O passo seguinte é uma boa idéia cômica em si mesma: um psicanalista, supostamente o melhor da Itália, é chamado para tratar a crise (emocional ou espiritual?) do eleito recalcitrante. Podem ser divertidas as tentativas do seguidor de Freud na abordagem do seu “paciente”: ao contrário do isolamento e sigilo prometidos pelos analistas, sua primeira entrevista com o angustiado servo de Deus é observada por todo o cardinalato presente em uma sala de dimensões nada íntimas. E as investigações-clichê da psicanálise são interditadas: nada de falar de sexo, perguntar sobre a mãe ou mesmo sobre a infância. A conclusão máxima, dita de modo bem claro, é que os conceitos de “alma e inconsciente não podem coexistir" para a Santa Madre Igreja.



Infelizmente, depois deste início que poderia ser algo promissor, o mais recente filme de (e com) Nanni Moretti (no papel do “melhor” psicanalista) é que se revela sem alma e sem pujança, consciente ou inconsciente: dá voltas em torno da situação central sem conseguir um desenvolvimento interessante, tenta episódios que pretendem obter sorrisos da plateia mas só fornece risos amarelos de constrangimento frente à obviedade das críticas (de intenção sutil) que o diretor e co-roteirista pretendeu. A melhor delas é quando, sem revelar quem é, o Cardeal Melville (o eleito), vai consultar outro profissional, uma analista, ex-mulher do que foi chamado ao Vaticano e que não teria suportado estar casada com “o melhor” enquanto ela não passaria de ser “a segunda melhor”. Questionado sobre sua profissão, diz que seria “ator”, sem estar conseguindo atuar. Alusão quase explícita ao “teatro” das religiões, no caso e especialmente a Igreja católica... mas também fica difícil não lembrarmos das veleidades teatrais do falecido João Paulo II que andou pisando palcos em sua Polônia natal muito antes de ser Papa. Seja como for, as ironias sugeridas nunca vão muito mais longe - como aliás, tudo neste roteiro de uma idéia só.



Se o enredo claudica na ação que se passa fora dos muros do Vaticano, a coisa fica muito pior no cenário interno. Com o conclave em suspensão, o analista convocado para acudir o Papa fica na mesma situação dos cardeais: quem está fora (quase) não entra, mas principalmente, quem está dentro não sai. Submetendo-se à situação, o terapeuta acaba organizando partidas de vôlei entre os dignatários da Igreja. Tudo isso poderia vir a ser de fato engraçado e crítico se a narrativa de Moretti-diretor tivesse um mínimo de nonsense para ganhar verossimilhança (diegética), mas sua cinematografia é rotineira, burocrática e pouco inspirada. Outras pretensas gags mal fazem cosquinhas no cérebro dos espectadores (como cardeais “colando” na hora de votar ou um deles caindo ao chão quando há uma falta de luz na Capela Sistina – seria algo “simbólico”?)
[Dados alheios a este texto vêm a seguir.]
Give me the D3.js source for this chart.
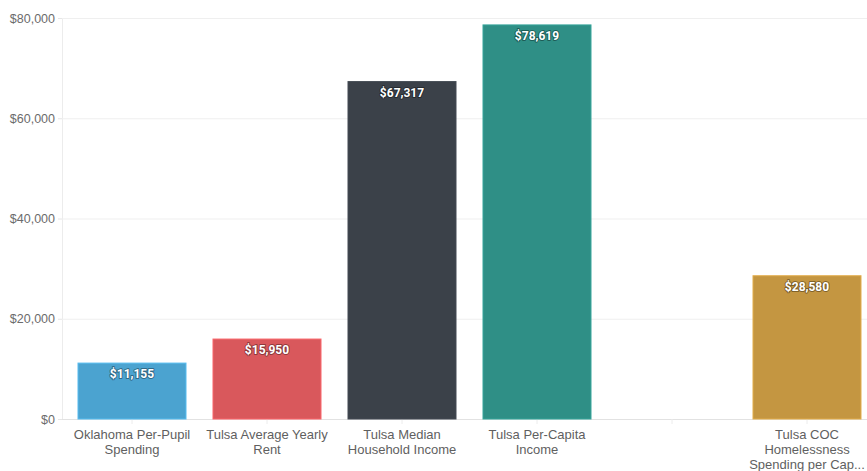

O único aspecto realizado do filme fica por conta da agonia/perplexidade expressa na interpretação de Michel Piccoli. É com o ator (nascido em 1925) que o filme ganha um pouco de alma (e quase roça as fímbrias de um Inconsciente). Por ele, e apenas por ele, Habemus Papam não é um completo desastre, mas expõe a fragilidade do superestimado Moretti. O cinema italiano atual é tão limitado que até aberrações como Begnini e esforçados-sem-talento como Moretti podem parecer reis - mas só em terra de cegos...



Talvez involuntariamente, a ligação deste personagem vivido por Piccoli com a arte de ator remeta o espectador cinéfilo a um filme de 2001 no qual Piccoli interpretou um ator de fato, também idoso e que enfrenta uma crise em relação à sua presença nos palcos: Vou para Casa, de Manoel de Oliveira. Lá como cá, o ator se mostra capaz de mais profundidade do que seus diretores e respectivos filmes.



Desperdiçando a frequente analogia, superficial que seja, do setting psicanalítico com o confessionário católico, Habemus Papam perde-se na evolução primária e limitada de seu instigante argumento de base - que merecia um desenvolvimento de roteiro mais esperto e uma direção mais criativa.